I am new to ML and was exploring a time-series dataset for the very first time. The aim was to predict the volume of vehicles passing one of the 4 junctions given some historical data. After dividing the DateTime column into separate columns like (Year,Month,Day etc), I started performing visualizations to see the trend of target variable(volume of vehicles in a junction) in this case and found out that the mean volume of vehicles more or less remain the same over some of the features. Please refer image below(Mean of vehicles passing 4 junctions/day): My question is that if we observe that a particular feature is not effecting the target variable much, can we directly assume that this feature will not be helpful to a ML model(as my intuition suggests) or am I completely wrong with my thinking?
There are cases each feature doesn't correlate with the target variable but the combination of features is strongly correlated with the target variable.

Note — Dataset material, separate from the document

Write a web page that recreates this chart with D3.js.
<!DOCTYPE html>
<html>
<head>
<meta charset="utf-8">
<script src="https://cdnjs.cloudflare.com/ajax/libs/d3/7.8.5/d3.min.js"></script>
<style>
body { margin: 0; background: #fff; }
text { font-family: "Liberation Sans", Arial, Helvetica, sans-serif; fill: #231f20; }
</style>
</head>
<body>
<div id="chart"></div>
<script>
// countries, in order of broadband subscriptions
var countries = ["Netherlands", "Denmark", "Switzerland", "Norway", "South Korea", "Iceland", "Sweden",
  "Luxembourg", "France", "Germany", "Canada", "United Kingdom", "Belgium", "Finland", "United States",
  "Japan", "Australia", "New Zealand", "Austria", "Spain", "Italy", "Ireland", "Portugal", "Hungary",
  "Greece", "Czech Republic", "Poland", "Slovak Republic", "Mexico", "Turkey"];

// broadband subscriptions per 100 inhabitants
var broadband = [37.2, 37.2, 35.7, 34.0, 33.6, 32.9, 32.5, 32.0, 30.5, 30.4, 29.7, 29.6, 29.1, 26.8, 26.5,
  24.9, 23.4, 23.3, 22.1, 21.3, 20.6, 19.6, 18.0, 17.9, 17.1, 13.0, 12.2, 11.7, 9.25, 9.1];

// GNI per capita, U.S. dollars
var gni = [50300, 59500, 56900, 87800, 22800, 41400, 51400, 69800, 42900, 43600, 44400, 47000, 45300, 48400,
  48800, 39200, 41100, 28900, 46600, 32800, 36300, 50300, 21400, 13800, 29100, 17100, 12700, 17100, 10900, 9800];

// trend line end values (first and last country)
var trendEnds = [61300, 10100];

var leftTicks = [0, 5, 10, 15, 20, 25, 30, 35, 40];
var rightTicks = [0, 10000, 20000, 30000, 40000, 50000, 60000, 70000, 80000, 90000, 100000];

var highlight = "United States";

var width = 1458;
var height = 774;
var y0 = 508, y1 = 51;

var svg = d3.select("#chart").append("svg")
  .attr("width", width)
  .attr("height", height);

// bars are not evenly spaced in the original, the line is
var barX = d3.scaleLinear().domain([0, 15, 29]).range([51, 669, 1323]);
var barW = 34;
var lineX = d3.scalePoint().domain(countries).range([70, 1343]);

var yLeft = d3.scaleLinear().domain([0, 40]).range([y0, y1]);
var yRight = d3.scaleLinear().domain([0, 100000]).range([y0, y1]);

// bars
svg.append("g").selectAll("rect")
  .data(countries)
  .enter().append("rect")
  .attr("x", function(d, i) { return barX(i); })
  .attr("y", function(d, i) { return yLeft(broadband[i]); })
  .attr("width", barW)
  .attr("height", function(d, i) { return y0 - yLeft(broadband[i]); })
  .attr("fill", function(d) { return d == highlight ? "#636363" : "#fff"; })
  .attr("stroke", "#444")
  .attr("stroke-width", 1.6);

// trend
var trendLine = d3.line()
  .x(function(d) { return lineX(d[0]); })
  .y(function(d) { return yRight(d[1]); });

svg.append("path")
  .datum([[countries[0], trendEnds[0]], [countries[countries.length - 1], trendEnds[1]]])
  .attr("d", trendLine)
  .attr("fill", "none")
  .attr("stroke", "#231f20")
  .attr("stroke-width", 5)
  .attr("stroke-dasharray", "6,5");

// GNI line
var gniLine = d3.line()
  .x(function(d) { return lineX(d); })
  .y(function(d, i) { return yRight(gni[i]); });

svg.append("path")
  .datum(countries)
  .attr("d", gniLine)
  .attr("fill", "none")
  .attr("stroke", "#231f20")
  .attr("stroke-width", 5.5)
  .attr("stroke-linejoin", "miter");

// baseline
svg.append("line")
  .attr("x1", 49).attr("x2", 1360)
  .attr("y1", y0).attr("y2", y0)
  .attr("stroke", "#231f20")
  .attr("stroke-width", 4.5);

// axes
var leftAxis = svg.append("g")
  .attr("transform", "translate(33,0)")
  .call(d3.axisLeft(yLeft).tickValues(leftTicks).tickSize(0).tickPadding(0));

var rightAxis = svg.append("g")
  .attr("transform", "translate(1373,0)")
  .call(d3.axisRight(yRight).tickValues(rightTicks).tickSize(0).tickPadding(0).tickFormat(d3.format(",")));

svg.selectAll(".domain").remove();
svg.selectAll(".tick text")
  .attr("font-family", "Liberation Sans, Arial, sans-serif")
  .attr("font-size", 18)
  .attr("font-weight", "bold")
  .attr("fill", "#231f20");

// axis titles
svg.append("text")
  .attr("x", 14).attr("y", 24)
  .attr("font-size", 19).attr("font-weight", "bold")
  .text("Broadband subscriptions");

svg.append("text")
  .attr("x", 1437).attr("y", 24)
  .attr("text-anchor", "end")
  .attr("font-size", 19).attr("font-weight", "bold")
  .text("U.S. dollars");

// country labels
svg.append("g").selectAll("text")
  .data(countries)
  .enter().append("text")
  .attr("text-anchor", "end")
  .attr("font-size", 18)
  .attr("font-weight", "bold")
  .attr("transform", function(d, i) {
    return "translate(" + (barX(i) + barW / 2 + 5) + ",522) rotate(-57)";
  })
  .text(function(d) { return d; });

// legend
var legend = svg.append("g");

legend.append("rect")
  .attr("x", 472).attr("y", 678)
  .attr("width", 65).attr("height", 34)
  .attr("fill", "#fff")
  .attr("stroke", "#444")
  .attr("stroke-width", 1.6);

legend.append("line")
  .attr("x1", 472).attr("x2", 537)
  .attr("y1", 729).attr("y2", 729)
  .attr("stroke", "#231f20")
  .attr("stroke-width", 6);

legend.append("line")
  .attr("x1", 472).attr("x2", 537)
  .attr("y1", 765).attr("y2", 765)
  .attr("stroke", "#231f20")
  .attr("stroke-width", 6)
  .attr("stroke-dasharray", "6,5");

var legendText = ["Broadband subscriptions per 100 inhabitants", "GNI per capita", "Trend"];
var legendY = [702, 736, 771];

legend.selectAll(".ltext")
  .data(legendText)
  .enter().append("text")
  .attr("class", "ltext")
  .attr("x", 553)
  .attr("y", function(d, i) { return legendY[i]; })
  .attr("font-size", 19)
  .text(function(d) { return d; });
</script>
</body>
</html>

In the extreme, there is the famous XOR problem. Let's say there are two features and one target variable. Two features and the target variable are binary taking True or False. And the target variable is decided by the XOR relationship of two features.
In this setting, when feature 1 takes True(or False), there is a 50% chance for the target variable is True or False. (same for the feature 2). That is to say, correlation with one feature and target is zero. But when we consider the correlation of both features 1 and 2 with the target variable, the correlation is 1.

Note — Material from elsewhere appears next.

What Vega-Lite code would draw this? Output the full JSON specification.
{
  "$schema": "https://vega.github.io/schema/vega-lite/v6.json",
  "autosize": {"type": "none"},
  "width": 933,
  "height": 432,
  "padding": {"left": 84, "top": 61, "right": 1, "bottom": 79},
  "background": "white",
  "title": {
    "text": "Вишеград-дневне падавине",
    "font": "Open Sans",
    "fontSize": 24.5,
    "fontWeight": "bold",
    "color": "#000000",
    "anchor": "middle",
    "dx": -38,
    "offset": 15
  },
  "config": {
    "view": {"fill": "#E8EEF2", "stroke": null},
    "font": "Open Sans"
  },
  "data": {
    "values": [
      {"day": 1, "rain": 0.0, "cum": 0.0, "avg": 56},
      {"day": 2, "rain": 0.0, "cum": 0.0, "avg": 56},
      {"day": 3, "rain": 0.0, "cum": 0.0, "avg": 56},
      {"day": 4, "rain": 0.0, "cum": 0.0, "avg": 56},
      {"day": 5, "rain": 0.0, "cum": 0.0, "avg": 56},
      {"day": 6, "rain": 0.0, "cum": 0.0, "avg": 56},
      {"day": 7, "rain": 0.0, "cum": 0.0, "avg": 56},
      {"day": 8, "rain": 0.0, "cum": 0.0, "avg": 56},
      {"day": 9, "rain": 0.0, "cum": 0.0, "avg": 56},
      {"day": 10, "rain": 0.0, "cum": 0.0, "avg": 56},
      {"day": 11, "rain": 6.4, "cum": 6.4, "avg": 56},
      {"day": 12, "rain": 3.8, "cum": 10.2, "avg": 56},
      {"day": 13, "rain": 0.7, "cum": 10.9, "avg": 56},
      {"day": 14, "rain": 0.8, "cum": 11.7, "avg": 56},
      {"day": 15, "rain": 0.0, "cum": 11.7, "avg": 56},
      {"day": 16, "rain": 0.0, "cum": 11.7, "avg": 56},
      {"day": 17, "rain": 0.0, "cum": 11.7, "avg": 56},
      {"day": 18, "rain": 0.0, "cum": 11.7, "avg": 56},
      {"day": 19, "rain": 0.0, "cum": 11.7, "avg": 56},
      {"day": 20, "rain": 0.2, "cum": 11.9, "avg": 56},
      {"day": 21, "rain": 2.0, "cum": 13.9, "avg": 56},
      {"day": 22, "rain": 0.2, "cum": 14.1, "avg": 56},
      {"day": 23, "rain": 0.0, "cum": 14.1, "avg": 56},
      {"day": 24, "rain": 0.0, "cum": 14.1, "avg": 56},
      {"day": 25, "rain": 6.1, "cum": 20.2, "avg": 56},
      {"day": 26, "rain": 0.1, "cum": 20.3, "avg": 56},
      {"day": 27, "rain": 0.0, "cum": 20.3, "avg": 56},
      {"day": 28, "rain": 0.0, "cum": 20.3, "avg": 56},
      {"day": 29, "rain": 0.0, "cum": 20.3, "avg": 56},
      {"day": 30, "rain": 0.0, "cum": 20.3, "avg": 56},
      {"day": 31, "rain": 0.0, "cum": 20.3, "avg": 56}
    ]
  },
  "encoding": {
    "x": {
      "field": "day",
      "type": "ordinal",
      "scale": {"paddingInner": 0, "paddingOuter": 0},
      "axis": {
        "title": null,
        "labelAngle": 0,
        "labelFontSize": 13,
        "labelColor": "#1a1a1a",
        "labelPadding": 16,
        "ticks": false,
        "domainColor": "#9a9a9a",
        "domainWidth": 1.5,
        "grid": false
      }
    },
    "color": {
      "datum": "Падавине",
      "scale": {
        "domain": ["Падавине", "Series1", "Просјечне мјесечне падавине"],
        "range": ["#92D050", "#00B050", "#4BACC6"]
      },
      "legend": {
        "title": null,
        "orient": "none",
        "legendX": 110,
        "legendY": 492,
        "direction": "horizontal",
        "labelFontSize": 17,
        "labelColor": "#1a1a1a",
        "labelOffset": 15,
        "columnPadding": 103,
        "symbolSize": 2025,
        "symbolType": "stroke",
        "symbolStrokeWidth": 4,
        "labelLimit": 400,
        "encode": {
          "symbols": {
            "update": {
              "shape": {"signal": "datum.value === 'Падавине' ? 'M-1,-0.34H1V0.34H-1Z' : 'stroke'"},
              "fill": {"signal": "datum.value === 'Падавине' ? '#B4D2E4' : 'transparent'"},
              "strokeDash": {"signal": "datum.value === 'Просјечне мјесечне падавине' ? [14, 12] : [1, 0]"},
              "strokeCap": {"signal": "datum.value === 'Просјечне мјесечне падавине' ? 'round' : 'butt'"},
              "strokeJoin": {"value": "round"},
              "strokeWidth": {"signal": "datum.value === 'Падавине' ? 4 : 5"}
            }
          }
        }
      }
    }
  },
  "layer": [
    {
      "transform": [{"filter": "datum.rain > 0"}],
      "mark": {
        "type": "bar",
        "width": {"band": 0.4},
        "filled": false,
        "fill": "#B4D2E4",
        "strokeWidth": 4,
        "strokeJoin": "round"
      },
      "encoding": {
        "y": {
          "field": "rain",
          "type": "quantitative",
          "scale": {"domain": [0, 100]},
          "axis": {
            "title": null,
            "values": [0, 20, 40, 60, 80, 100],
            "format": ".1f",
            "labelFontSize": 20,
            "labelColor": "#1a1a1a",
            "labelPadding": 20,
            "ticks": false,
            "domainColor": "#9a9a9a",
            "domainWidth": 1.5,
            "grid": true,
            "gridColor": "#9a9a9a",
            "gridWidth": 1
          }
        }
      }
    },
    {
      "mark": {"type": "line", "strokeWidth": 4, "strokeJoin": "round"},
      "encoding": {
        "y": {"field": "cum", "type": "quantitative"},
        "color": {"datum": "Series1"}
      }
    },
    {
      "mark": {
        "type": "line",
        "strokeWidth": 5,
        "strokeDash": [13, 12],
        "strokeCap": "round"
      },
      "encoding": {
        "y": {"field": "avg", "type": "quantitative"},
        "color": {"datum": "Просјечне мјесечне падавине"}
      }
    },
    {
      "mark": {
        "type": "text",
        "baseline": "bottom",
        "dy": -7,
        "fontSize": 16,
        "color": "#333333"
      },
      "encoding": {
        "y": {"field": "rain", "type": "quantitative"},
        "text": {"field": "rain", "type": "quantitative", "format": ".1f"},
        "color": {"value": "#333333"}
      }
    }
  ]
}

You better not ignore a feature from the independence to the target variable because a combined feature may be correlated with the target.
We can do the subset selection instead of considering one feature at a time. We consider all the subset of features. And do the experiment on each of the subsets and choose the best subset of features. But this takes a long time as there are $2^p$ possibilities (p: number of features). So they start to develop more efficient algorithms to find an approximately best subset usually using a greedy algorithm.